Another North Korean Bluff

It has been four months since Mt. Geumgang tours were suspended and inter-Korean relations entered a stalemate due to North Korea’s policy of attempting to subdue the Lee administration. Further, North Korean state media have lately been suggesting the potential implications of their threats to both suspend business in the Kaesong Industrial Complex and suspend all Kaesong tours.

On the 2nd of last month, at the North-South military working group meetings, North Korea brought up the spreading of leaflets by South Korean NGOs to North Korea and implied that such actions would have certain repercussions for the Kaesong businesses. On the 16th, Rodong Shinmun mentioned a complete interruption of inter-Korean relations.

Now the fact has emerged that on the 6th November the Policy Manager of the National Defense Commission of North Korea Kim Young Cheol visited the Kaesong Complex and asked the South Korean staff how long it would take to withdraw, which raised suspicions that the North was indeed preparing to suspend business.

Furthermore, on the 11th of this month, North Korean authorities reorganized and cut down the scale of the National Economic Cooperation Commission, re-named it the National Economic Council and shifted its office from the Cabinet into the Party, according to Economic Research Institute of the Industrial Bank of Korea researcher Cho Bong Hyung.

In Cho’s analysis, North Korea will conduct South-North economic cooperation not according to economic principles, but according to political principles through direct Party management, and is willing to utilize it for political purposes.

Regarding this development, Jung Seh Hyun, the Standing Chairman of the Korean Council for Reconciliation and Cooperation and a former Minister of Unification in South Korea, urged on the same day that the South Korean administration prepare a way to respond to it, claiming that “the comments of Kim Young Cheol on the withdrawal of South Korean staff from the Kaesong Complex is perfectly feasible as a tactic of psychological warfare.”

National Assemblywoman Song Young Sun predicted that if North Korea pushes the South to withdraw staff and related personnel, it may then gradually heighten the degree of pressure by stages: from suspension of the Kaesong tours, then withdrawal of the right to enter Kaesong from the South, curtailment of the Southern staff and eventually the complete suspension of the Kaesong Complex.

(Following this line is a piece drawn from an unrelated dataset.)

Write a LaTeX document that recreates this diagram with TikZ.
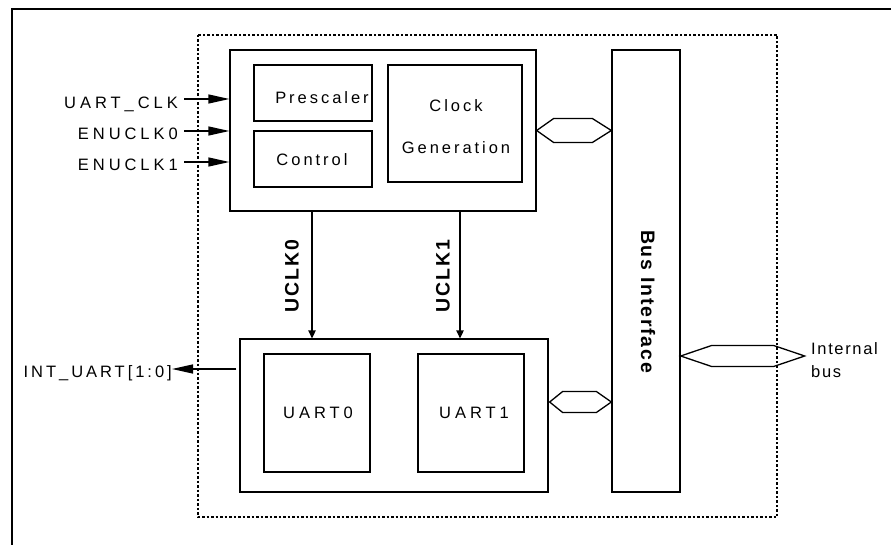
\documentclass[tikz,border=0pt]{standalone}
\usepackage{fontspec}
\setmainfont{Liberation Sans}
\newfontfamily\lsfont[LetterSpace=18]{Liberation Sans}
\newfontfamily\lwfont[LetterSpace=24]{Liberation Sans}
\newfontfamily\lnfont[LetterSpace=10]{Liberation Sans}
\newfontfamily\lbfont[LetterSpace=9]{Liberation Sans}
\usetikzlibrary{arrows.meta,calc}
\begin{document}
\begin{tikzpicture}[x=1pt,y=-1pt,
  box/.style={draw,line width=1.3pt,inner sep=0pt},
  txt/.style={font=\lsfont\fontsize{16.5}{19}\selectfont,inner sep=0pt},
  wtxt/.style={font=\lwfont\fontsize{16.5}{19}\selectfont,inner sep=0pt},
  btxt/.style={font=\lbfont\bfseries\fontsize{19.5}{22}\selectfont,inner sep=0pt},
  bigarrow/.style={-{Triangle[length=21pt,width=9pt]},line width=1.3pt},
  smallarrow/.style={-{Triangle[length=8pt,width=7.5pt]},line width=1.3pt},
  bushex/.style={draw,line width=1.3pt,line join=miter}]
\useasboundingbox (0,0) rectangle (891,545);
% outer frame (only top and left visible)
\draw[line width=2pt] (891,9) -- (12,9) -- (12,545);
% dotted module boundary
\draw[line width=1.3pt,dash pattern=on 2.5pt off 2pt] (198,35) rectangle (777,517);
% blocks
\node[box,minimum width=306pt,minimum height=161pt] (top) at (383,130.5) {};
\node[box,minimum width=118pt,minimum height=56pt] (pre) at (313,93) {};
\node[box,minimum width=118pt,minimum height=56pt] (ctl) at (313,159) {};
\node[box,minimum width=134pt,minimum height=117pt] (clk) at (455,123.5) {};
\node[box,minimum width=68pt,minimum height=442pt] (bus) at (646,271) {};
\node[box,minimum width=308pt,minimum height=153pt] (bot) at (394,415.5) {};
\node[box,minimum width=106pt,minimum height=118pt] (u0) at (317,413) {};
\node[box,minimum width=106pt,minimum height=118pt] (u1) at (471,413) {};
% block texts
\node[txt] (pret) at (322,97.5) {Prescaler};
\node[txt] (ctlt) at (312,160) {Control};
\node[txt] (clkt1) at (456,106) {Clock};
\node[txt] (clkt2) at (456,148) {Generation};
\node[wtxt] (u0t) at (318,413) {UART0};
\node[wtxt] (u1t) at (474,413) {UART1};
\node[btxt,rotate=-90] (bust) at (648,301.5) {Bus Interface};
\node[btxt,rotate=90] (uc0) at (292,276) {UCLK0};
\node[btxt,rotate=90] (uc1) at (443,276) {UCLK1};
% input labels and arrows
\node[wtxt,anchor=base east] (l1) at (178,109) {UART\_CLK};
\node[wtxt,anchor=base east] (l2) at (178,140) {ENUCLK0};
\node[wtxt,anchor=base east] (l3) at (178,171) {ENUCLK1};
\draw[bigarrow] ($(l1.base east)+(6,-10)$) -- ($(top.west |- l1.base east)+(0,-10)$);
\draw[bigarrow] ($(l2.base east)+(6,-9)$) -- ($(top.west |- l2.base east)+(0,-9)$);
\draw[bigarrow] ($(l3.base east)+(6,-9)$) -- ($(top.west |- l3.base east)+(0,-9)$);
% interrupt output
\node[txt,anchor=base east] (intl) at (172,377) {INT\_UART[1:0]};
\draw[bigarrow] ($(bot.west)+(-3,-46.5)$) -- ($(intl.base east)+(0,-8)$);
% clock arrows
\draw[smallarrow] ($(top.south)+(-71,0)$) -- ($(bot.north)+(-82,0)$);
\draw[smallarrow] ($(top.south)+(77,0)$) -- ($(bot.north)+(66,0)$);
% bus connectors
\coordinate (h1a) at (top.east);
\coordinate (h1b) at (bus.west |- top.east);
\draw[bushex] (h1a) -- ($(h1a)+(17,-12)$) -- ($(h1b)+(-19,-12)$) -- (h1b)
  -- ($(h1b)+(-19,12)$) -- ($(h1a)+(17,12)$) -- cycle;
\coordinate (h2a) at ($(bot.east)+(1,-13.5)$);
\coordinate (h2b) at (bus.west |- h2a);
\draw[bushex] (h2a) -- ($(h2a)+(13,-10.5)$) -- ($(h2b)+(-15,-10.5)$) -- (h2b)
  -- ($(h2b)+(-15,10.5)$) -- ($(h2a)+(13,10.5)$) -- cycle;
\coordinate (h3a) at ($(bus.east)+(0,85)$);
\coordinate (h3b) at ($(h3a)+(124,0)$);
\draw[bushex] (h3a) -- ($(h3a)+(31,-10.5)$) -- ($(h3b)+(-31,-10.5)$) -- (h3b)
  -- ($(h3b)+(-31,10.5)$) -- ($(h3a)+(31,10.5)$) -- cycle;
\node[inner sep=0pt,align=left,anchor=west,font=\lnfont\fontsize{16.5}{23}\selectfont] (ibus) at (811,360.6) {Internal\\bus};
\end{tikzpicture}
\end{document}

On the other hand, however, an affiliate with the South Korean administration pointed out on the 11th that, “(In the North) the business of the Kaesong Industrial Complex is considered a great achievement by Kim Jong Il, so it cannot be suspended. He added that the South Korean government has plans to add 100 buses for workers in the Kaesong Complex and to construct kindergartens and trash burners.

Despite the North pressurizing the South, non-official communications now under way in Kaesong are seemingly normal.

50,000 briquettes and 40 tons of rice were sent to residents in Kaesong by a South Korean social organization, and the third South-North joint excavation research project at “Manwaldae,” ruins of the Goryeo period, started earlier this month.

Staff of the Korean Tourism Organization in charge of North Korean tours said that the tours are proceeding as usual, although the number of tourists has decreased when compared to the first tours. Hyundai Asan also states that nothing has changed among North Korean guides.

A researcher at the Institute for National Security Strategy Kim Hans Suk analyzed the situation thus, “It is just to press the Lee Myung Bak administration to change its policy towards North Korea, such as leading it to follow the June 15 Agreement and the October 4 Declaration. The Kaesong Complex and tours are a practical source of foreign currency for North Korea, so the North cannot withdraw Southern entrepreneurs permanently.”

He added that, “The Lee administration should not be embroiled in the North’s brinkmanship tactics anymore. Although North Korea is trying to send the South back from Kaesong, the South should not fall into this trap. The Kaesong complex is worth more to the North than to the South.”